Overworked? Perhaps. But underpaid no more if the University has its way with faculty salaries.
President Hunter R. Rawlings III and Provost Biddy (Carolyn A.) Martin announced a program last month that is intended to raise average faculty salaries and affect virtually every department in the University.
“For 20 years Cornell faculty salaries have been sinking in comparison to peer institutions,” said R. Laurence Moore, history, “and now they stand at the bottom.”
The initiative, a particular administrative priority that follows the ambitious investments in North and West campus development, focuses on the University’s standing among competing peer institutions.
“Cornell regards itself — rightfully so — as one of the top schools in the country and the world,” said Prof. Paul Sherman, neurobiology and behavior, noting the recent distinction paid the University by Time magazine and The Princeton Review.
Earlier this week the two publications converged to print a magazine that recognizes elite institutions of higher education, and Cornell was selected as the private research university of note.
By 2007 Cornell aims to improve its faculty salary ranking among 11 specific competitor instituitions. Currently the University is last on a list of state-supported universities including North Carolina and Michigan State University. Cornell fares next to last on a list of endowed universities featuring Chicago, Yale and UCLA.
Sherman served an ad hoc committee this summer in the College of Arts and Sciences to study faculty salaries. He perceived a sense of dismay in the college due to the disparity in faculty salaries, especially in light of the academic success this University has maintained against higher paying competitors.
“It’s not so much that Cornell is losing faculty left and right but that the faculty here was feeling discouraged and disappointed,” he said.
Despite a retention level that is by no means labile — about one percent of the University faculty leaves Cornell each year — a strong faculty sentiment indicated that the salary issue is one of great concern. The Arts and Sciences committee received 406 responses to a college-wide inquiry and petition this summer that addressed low faculty salaries.
“I think if we don’t compete with schools, we are liable to lose faculty. [Furthermore,] the people that the other schools want are the people who are probably not being paid what they are worth,” said Thomas R. Dyckman, A. W. Olin Professor of Accounting.
A member and incoming chair of the Faculty Senate Financial Policy Committee, Dyckman has been involved in the recent collaboration between faculty, the administration and representatives of the Board of Trustees.
While the President and the Provost have committed to elevating professors’ salaries, the means by which the University will accomplish such a feat will be a product of the deans from each school, and it will be a product of the future. Endowed schools will undertake a five-year process next year and the statutory schools will then begin their initiative, a six-year commitment.

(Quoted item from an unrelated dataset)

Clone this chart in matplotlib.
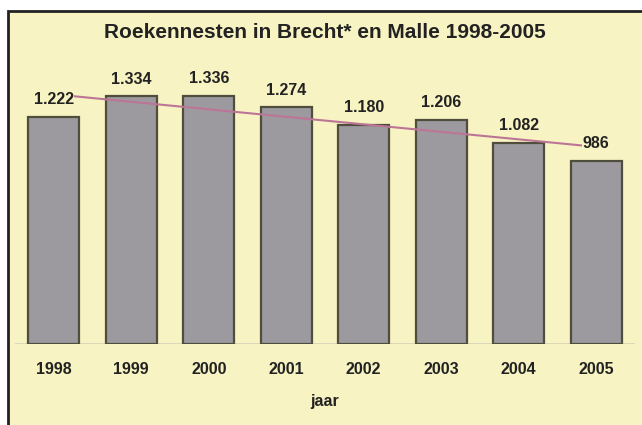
import numpy as np
import matplotlib
matplotlib.use('Agg')
from matplotlib import pyplot as plt
from matplotlib.patches import Rectangle

# data
years = ['1998', '1999', '2000', '2001', '2002', '2003', '2004', '2005']
nests = [1222, 1334, 1336, 1274, 1180, 1206, 1082, 986]
labels = ['1.222', '1.334', '1.336', '1.274', '1.180', '1.206', '1.082', '986']

panel_color = '#f7f3c2'
plt.rcParams['font.family'] = ['Liberation Sans', 'DejaVu Sans']

W, H = 642, 425
fig = plt.figure(figsize=(W / 100, H / 100), dpi=100, facecolor='white')

# yellow panel with dark border (right and bottom edges run off the picture)
fig.patches.append(Rectangle((7.5 / W, -0.05), 1.1, (H - 11) / H + 0.05,
                             transform=fig.transFigure, facecolor=panel_color,
                             edgecolor='#222222', linewidth=2, zorder=-5))

ymax = 1500
scale = 0.1858  # px per unit
ax = fig.add_axes([15 / W, 81 / H, 620 / W, ymax * scale / H])
ax.set_zorder(2)
ax.set_facecolor('none')

x = np.arange(len(years))
ax.bar(x, nests, width=0.66, color='#9c9a9e', edgecolor='#4f4e3c', linewidth=1.6, zorder=2)

# linear trend
coef = np.polyfit(x, nests, 1)
ax.plot(x, np.polyval(coef, x), color='#bc7596', linewidth=1.5, zorder=3)

for xi, v, lab in zip(x, nests, labels):
    ax.text(xi, v + 17 / scale, lab, ha='center', va='center', fontsize=11.5,
            fontweight='bold', color='#222222', zorder=4,
            bbox=dict(facecolor=panel_color, edgecolor='none', pad=0.5))

ax.axhline(0, color='#d6d2b8', linewidth=1.2, zorder=1)
ax.set_xlim(-0.5, len(years) - 0.5)
ax.set_ylim(0, ymax)
ax.set_yticks([])
ax.set_xticks(x)
ax.set_xticklabels(years, fontsize=11.5, fontweight='bold', color='#222222')
ax.tick_params(axis='x', length=0, pad=13)
for s in ax.spines.values():
    s.set_visible(False)

ax.set_xlabel('jaar', fontsize=11.5, fontweight='bold', color='#222222', labelpad=12)
fig.text(325 / W, 1 - 32 / H, 'Roekennesten in Brecht* en Malle 1998-2005',
         ha='center', va='center', fontsize=15, fontweight='bold', color='#222222')

fig.savefig('out.png', dpi=100, facecolor='white')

“The President has never said where the money is going to come from,” Dyckman said, highlighting an outstanding concern about the issue that remains to be resolved.
If not from a higher payout from the school’s endowment and from state grants, the University will have to rely on alumni support or a hike in student tuition.
Once the faculty initiative is under way, Dyckman said, another concern of the same nature will remain. There are members of the Cornell staff who have over ten years experience at this school but retain an annual salary of less than $30,000, he explained.
“We have a problem at the staff level too. I worry that we leave the staff behind [while they] should be recognized for their contributions,” he said.